Historic house in Michigan, United States

The George and Mary Pine Smith House is a private house located at 3704 Sheldon Road, near Sheldon in Canton Township, Michigan. It was listed on the National Register of Historic Places in 2000.

==History==
The land this house sits on was first farmed by William Smith of England, who purchased 80 acre of land in 1830. In 1835, Smith purchased another 80 acre to the east. At some point, William built a log cabin on the property. William Smith and his wife Mary Collins Smith raised seven children on this farm, establishing a long line of Smiths farming in Canton Township.

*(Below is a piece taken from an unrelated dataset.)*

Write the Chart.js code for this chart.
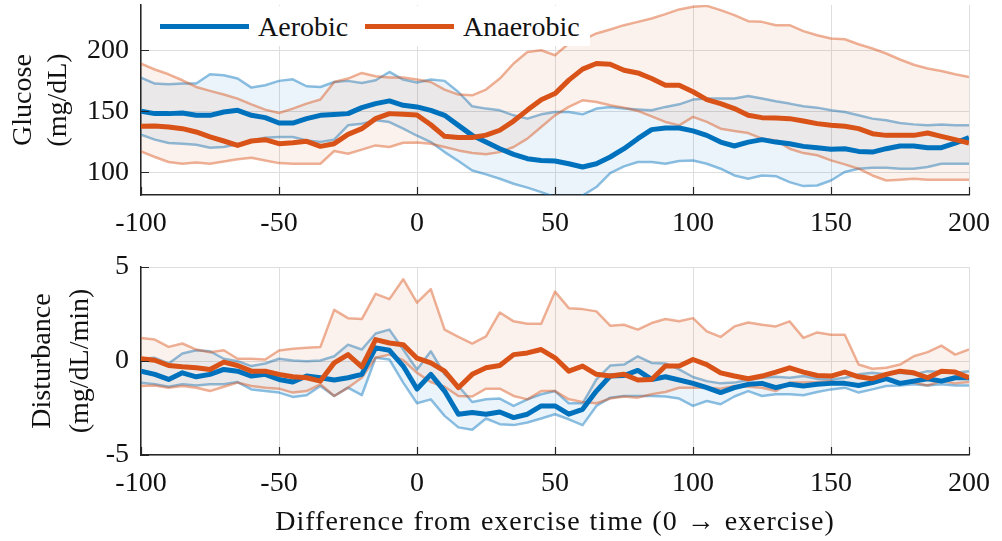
<!DOCTYPE html>
<html><head><meta charset="utf-8">
<script src="https://cdn.jsdelivr.net/npm/chart.js@4.4.1/dist/chart.umd.min.js"></script>
<style>
html,body{margin:0;padding:0;background:#fff;}
#wrap{position:relative;width:1002px;height:541px;overflow:hidden;font-family:'Liberation Serif',serif;color:#111;}
canvas{position:absolute;left:0;}
.t{position:absolute;white-space:nowrap;font-size:28px;line-height:1;}
.rot{transform:translate(-50%,-50%) rotate(-90deg);}
.ctr{transform:translate(-50%,-50%);}
#legend{position:absolute;left:142px;top:6px;width:448px;height:40px;background:#fff;z-index:5;}
.sw{position:absolute;height:5px;}
</style></head><body>
<div id="wrap">
<canvas id="topc" width="1002" height="250" style="top:0"></canvas>
<canvas id="botc" width="1002" height="291" style="top:250px"></canvas>
<div id="legend"></div>
<div class="t rot" style="left:22px;top:100px">Glucose</div>
<div class="t rot" style="left:57px;top:100px">(mg/dL)</div>
<div class="t rot" style="left:41px;top:361px">Disturbance</div>
<div class="t rot" style="left:79px;top:361px">(mg/dL/min)</div>
<div class="t ctr" style="left:555px;top:521px;letter-spacing:1px;word-spacing:1px">Difference from exercise time (0 → exercise)</div>
</div>
<script>
// ---------- data ----------
const times = [-100,-95,-90,-85,-80,-75,-70,-65,-60,-55,-50,-45,-40,-35,-30,-25,-20,-15,-10,-5,0,5,10,15,20,25,30,35,40,45,50,55,60,65,70,75,80,85,90,95,100,105,110,115,120,125,130,135,140,145,150,155,160,165,170,175,180,185,190,195,200];
const xTicks = [-100,-50,0,50,100,150,200];
const glucoseTicks = [100,150,200];
const disturbanceTicks = [-5,0,5];
const seriesNames = ['Aerobic','Anaerobic'];

const glucoseAerobicMean = [150.0,148.1,148.1,148.6,146.7,146.7,149.4,150.8,146.7,144.8,140.4,140.4,144.0,146.7,147.3,148.1,153.0,156.3,158.5,154.9,153.6,150.8,146.7,138.5,130.3,124.8,119.4,114.8,111.2,109.8,109.3,107.1,104.4,107.1,112.6,119.4,127.6,135.0,136.3,136.3,134.0,130.3,124.8,121.6,124.8,126.8,124.8,123.5,121.3,120.2,118.9,119.4,117.2,116.6,119.4,121.6,121.6,120.2,120.2,124.0,128.4];
const glucoseAerobicUpper = [177.6,172.7,172.1,172.7,172.7,180.3,179.5,176.8,169.4,171.3,174.9,176.2,170.5,169.9,174.0,174.9,173.2,175.4,182.2,176.0,173.5,176.0,174.9,165.8,154.1,152.2,150.8,146.7,144.0,147.5,149.4,149.4,147.5,152.2,153.6,152.2,151.4,150.8,153.6,155.7,159.6,160.4,160.4,160.4,162.6,160.4,158.2,156.3,154.1,153.0,150.8,149.4,146.7,144.0,142.6,140.4,139.3,138.5,139.1,138.5,138.5];
const glucoseAerobicLower = [130.9,126.8,124.0,123.5,122.7,120.2,120.8,123.0,126.2,128.4,129.0,129.0,126.2,124.9,126.8,138.5,139.9,142.6,141.2,135.8,130.0,124.8,116.6,109.3,101.6,98.4,94.8,90.7,87.5,83.9,79.8,78.5,81.1,88.0,99.5,104.9,108.5,108.5,107.1,109.3,109.8,107.1,103.0,97.5,94.8,97.5,96.9,92.0,88.8,89.3,93.4,100.3,103.0,103.8,103.8,103.0,103.0,104.4,107.1,107.1,107.1];
const glucoseAnaerobicMean = [137.7,138.0,137.2,135.8,133.1,129.0,125.7,122.1,125.7,126.8,123.5,124.3,125.4,121.3,123.5,131.1,135.8,144.0,148.1,147.5,147.0,139.0,129.5,128.5,128.5,130.5,134.5,142.0,151.0,159.5,164.5,175.5,184.5,189.1,188.5,183.6,181.4,176.8,171.3,171.3,166.0,159.6,156.3,152.2,146.7,144.8,144.5,144.0,142.1,139.9,138.5,137.7,135.8,131.7,130.3,130.3,130.3,132.2,129.5,126.8,124.0];
const glucoseAnaerobicUpper = [189.1,184.2,180.3,175.4,169.9,166.7,163.7,160.4,155.7,151.4,148.6,152.2,156.3,159.6,174.0,176.8,181.4,178.7,177.6,177.6,176.0,174.0,167.8,163.7,163.1,167.8,176.8,189.1,198.6,200.0,195.9,205.5,208.2,213.7,217.0,220.5,223.2,226.0,229.5,233.4,235.5,236.3,232.8,228.7,223.8,223.2,220.5,220.5,215.6,212.3,209.6,209.0,204.9,201.4,197.3,192.4,188.1,185.0,183.0,180.3,178.1];
const glucoseAnaerobicLower = [117.2,112.6,108.5,107.1,108.0,107.1,109.0,110.7,112.0,109.8,107.6,107.1,107.1,107.1,117.5,115.3,118.6,122.1,120.8,124.3,124.5,123.5,120.8,118.0,115.8,114.8,116.6,120.8,127.6,137.2,146.7,153.6,159.0,157.6,154.9,153.0,150.3,145.9,141.3,138.5,145.4,141.3,135.8,133.9,132.2,127.6,126.2,119.4,115.8,114.0,109.8,106.6,103.0,97.5,93.4,94.0,94.8,94.0,94.0,94.0,94.0];

const distAerobicMean = [-0.54,-0.71,-0.98,-0.63,-0.84,-0.71,-0.45,-0.54,-0.80,-0.71,-0.98,-1.12,-0.80,-0.89,-1.01,-0.89,-0.71,0.70,0.57,-0.27,-1.49,-0.71,-1.60,-2.83,-2.74,-2.83,-2.71,-3.01,-2.83,-2.39,-2.39,-2.83,-2.57,-1.60,-0.80,-0.77,-0.50,-0.98,-0.84,-1.01,-1.19,-1.42,-1.68,-1.42,-1.24,-1.19,-1.42,-1.24,-1.33,-1.24,-1.19,-1.19,-1.30,-1.15,-0.94,-1.19,-1.07,-0.94,-1.07,-0.89,-0.89];
const distAerobicUpper = [0.12,0.17,-0.13,0.40,0.57,0.52,0.12,-0.01,-0.27,-0.13,0.12,0.03,-0.01,0.03,0.25,0.87,0.61,1.46,1.67,0.61,-0.45,0.52,-0.71,-1.33,-2.18,-2.04,-2.00,-2.39,-2.04,-1.77,-1.60,-2.25,-2.25,-0.98,-0.24,-0.19,0.25,-0.10,-0.13,-0.45,-0.85,-1.07,-1.19,-1.15,-1.01,-0.89,-0.84,-0.89,-0.80,-0.94,-0.98,-0.89,-0.71,-0.63,-0.71,-0.63,-0.71,-0.54,-0.59,-0.63,-0.54];
const distAerobicLower = [-1.15,-1.24,-1.37,-1.24,-1.30,-1.24,-1.24,-1.12,-1.51,-1.60,-1.68,-1.91,-1.82,-1.33,-1.86,-1.42,-1.82,0.17,0.08,-1.15,-2.25,-2.04,-2.92,-3.53,-3.66,-3.06,-3.36,-3.41,-3.27,-3.06,-2.83,-3.10,-3.41,-2.39,-1.95,-1.86,-1.86,-1.86,-1.89,-2.00,-2.39,-2.13,-2.30,-1.89,-1.60,-1.86,-1.77,-1.77,-1.82,-1.65,-1.51,-1.42,-1.68,-1.51,-1.33,-1.30,-1.24,-1.30,-1.24,-1.30,-1.30];
const distAnaerobicMean = [0.12,0.04,-0.24,-0.31,-0.36,-0.45,-0.06,-0.24,-0.54,-0.54,-0.71,-0.84,-0.89,-1.07,-0.10,0.34,-0.31,1.14,0.96,0.87,0.15,-0.10,-0.54,-1.42,-0.71,-0.36,-0.24,0.34,0.43,0.61,0.17,-0.54,-0.27,-0.71,-0.80,-0.71,-1.01,-0.98,-0.27,-0.27,0.08,-0.19,-0.63,-0.80,-0.94,-0.80,-0.59,-0.36,-0.59,-0.77,-0.80,-0.59,-0.84,-0.94,-0.71,-0.54,-0.63,-0.89,-0.54,-0.59,-0.89];
const distAnaerobicUpper = [1.23,1.14,0.75,0.93,0.61,0.47,0.57,0.12,0.12,0.08,0.56,0.65,0.70,0.75,2.72,2.28,2.23,3.57,3.29,4.35,3.10,3.82,1.67,1.28,0.93,1.31,2.58,2.11,1.98,1.98,3.69,2.81,2.76,2.64,1.88,1.93,1.67,2.02,2.23,2.11,2.28,1.58,1.28,1.84,2.05,1.93,1.84,2.11,1.23,1.52,1.40,1.40,-0.19,-0.41,-0.36,-0.19,0.25,0.47,0.82,0.34,0.61];
const distAnaerobicLower = [-1.33,-1.30,-1.42,-1.33,-1.42,-1.60,-1.37,-1.15,-1.33,-1.42,-1.47,-1.68,-1.60,-1.24,-1.86,-1.42,-0.89,0.17,0.34,0.04,-0.63,-1.12,-1.37,-1.86,-1.89,-1.47,-1.47,-1.86,-2.04,-1.60,-1.60,-2.04,-2.18,-2.25,-2.00,-1.89,-1.95,-1.77,-1.65,-1.42,-1.42,-1.42,-1.47,-1.33,-1.37,-1.42,-1.60,-1.15,-1.15,-1.12,-1.07,-1.24,-1.24,-1.19,-0.98,-1.19,-1.15,-1.30,-1.07,-1.19,-1.12];

// ---------- style ----------
const BLUE = '#0072BD', ORANGE = '#D95319';
const BLUE_EDGE = 'rgba(0,114,189,0.45)', ORANGE_EDGE = 'rgba(217,83,25,0.45)';
const BLUE_FILL = 'rgba(0,114,189,0.08)', ORANGE_FILL = 'rgba(217,83,25,0.08)';
const FONT = "'Liberation Serif', serif";

// legend (HTML, real text)
(function(){
  const lg = document.getElementById('legend');
  const items = [
    {name: seriesNames[0], color: BLUE, x0: 18, w: 89, tx: 116},
    {name: seriesNames[1], color: ORANGE, x0: 223, w: 89, tx: 321}
  ];
  items.forEach(it=>{
    const s = document.createElement('div');
    s.className='sw'; s.style.left=it.x0+'px'; s.style.width=it.w+'px'; s.style.top='18px'; s.style.background=it.color;
    lg.appendChild(s);
    const t = document.createElement('div');
    t.className='t'; t.textContent=it.name; t.style.left=it.tx+'px'; t.style.top='7px';
    lg.appendChild(t);
  });
})();

function pts(ys){ return times.map((t,i)=>({x:t, y:ys[i]})); }

const inTicks = {
  id:'inTicks',
  afterDraw(chart){
    const {ctx, chartArea:a, scales} = chart;
    ctx.save(); ctx.strokeStyle='#262626'; ctx.lineWidth=1.2;
    ctx.beginPath();
    scales.x.ticks.forEach(t=>{const px=Math.round(scales.x.getPixelForValue(t.value))+0.5; ctx.moveTo(px,a.bottom); ctx.lineTo(px,a.bottom-8);});
    scales.y.ticks.forEach(t=>{const py=Math.round(scales.y.getPixelForValue(t.value))+0.5; ctx.moveTo(a.left,py); ctx.lineTo(a.left+8,py);});
    ctx.stroke(); ctx.restore();
  }
};

function makeChart(id, s, yMin, yMax, yTicks, padTop, xAxisH){
  const ds = [
    {data: pts(s.anMean), borderColor: ORANGE, borderWidth: 5, order: 0},
    {data: pts(s.aeMean), borderColor: BLUE, borderWidth: 5, order: 1},
    {data: pts(s.anUp), borderColor: ORANGE_EDGE, borderWidth: 2.5, order: 2, fill: {target: 3}, backgroundColor: ORANGE_FILL},
    {data: pts(s.anLo), borderColor: ORANGE_EDGE, borderWidth: 2.5, order: 2},
    {data: pts(s.aeUp), borderColor: BLUE_EDGE, borderWidth: 2.5, order: 3, fill: {target: 5}, backgroundColor: BLUE_FILL},
    {data: pts(s.aeLo), borderColor: BLUE_EDGE, borderWidth: 2.5, order: 3}
  ].map(d=>Object.assign({pointRadius:0, tension:0, fill: d.fill||false, borderJoinStyle:'round', borderCapStyle:'butt'}, d));
  return new Chart(document.getElementById(id), {
    type:'line',
    data:{datasets: ds},
    plugins:[inTicks],
    options:{
      responsive:false, animation:false, devicePixelRatio:1,
      layout:{padding:{top:padTop, right:33, left:0, bottom:0}},
      plugins:{legend:{display:false}, tooltip:{enabled:false}},
      scales:{
        x:{type:'linear', min:-100, max:200,
           afterBuildTicks: sc=>{ sc.ticks = xTicks.map(v=>({value:v})); },
           afterFit: sc=>{ sc.height = xAxisH; sc.paddingLeft = 0; sc.paddingRight = 0; },
           grid:{color:'#dedede', lineWidth:1, drawTicks:false},
           border:{display:true, color:'#262626', width:1.5},
           ticks:{padding:12, color:'#111', font:{family:FONT, size:28}, maxRotation:0, autoSkip:false}},
        y:{type:'linear', min:yMin, max:yMax,
           afterBuildTicks: sc=>{ sc.ticks = yTicks.map(v=>({value:v})); },
           afterFit: sc=>{ sc.width = 141; sc.paddingTop = 0; sc.paddingBottom = 0; },
           grid:{color:'#dedede', lineWidth:1, drawTicks:false},
           border:{display:true, color:'#262626', width:1.5},
           ticks:{padding:12, color:'#111', font:{family:FONT, size:28}, autoSkip:false}}
      }
    }
  });
}

makeChart('topc', {
  aeMean: glucoseAerobicMean, aeUp: glucoseAerobicUpper, aeLo: glucoseAerobicLower,
  anMean: glucoseAnaerobicMean, anUp: glucoseAnaerobicUpper, anLo: glucoseAnaerobicLower
}, 81.5, 237, glucoseTicks, 5, 55);

makeChart('botc', {
  aeMean: distAerobicMean, aeUp: distAerobicUpper, aeLo: distAerobicLower,
  anMean: distAnaerobicMean, anUp: distAnaerobicUpper, anLo: distAnaerobicLower
}, -5, 5, disturbanceTicks, 17, 86);
</script>
</body></html>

One of William and Mary Collins Smith's children was George Smith Sr. His son George Jr. (William's grandson) married Mary Pine. In 1904, George Jr. and Mary Smith spent $2,058.76 to build the house that now sits on the property, replacing the log cabin. Although the present acreage is small, outbuildings on the property give the feel of the old farmstead and the wooded edges isolate the house from the surrounding modern developments.

==Description==
The George and Mary Pine Smith House is a two-story gabled ell building with an additional ell at the rear. The brick house sits on a two-foot-thick fieldstone foundation laid in courses across the facade. Many of the bricks in the walls were handmade at the building site. Two doors in the front facade are covered by a small porch with decorative millwork. The front facade includes a bay window, and two of the other front windows have a transom sash, one with stained glass in the transom area and the other with beveled glass. Three more large transomed windows are in other elevations, and the remainder of the house's windows are narrow one over ones. The windows are topped with a segmental arch formed of corbelled bricks.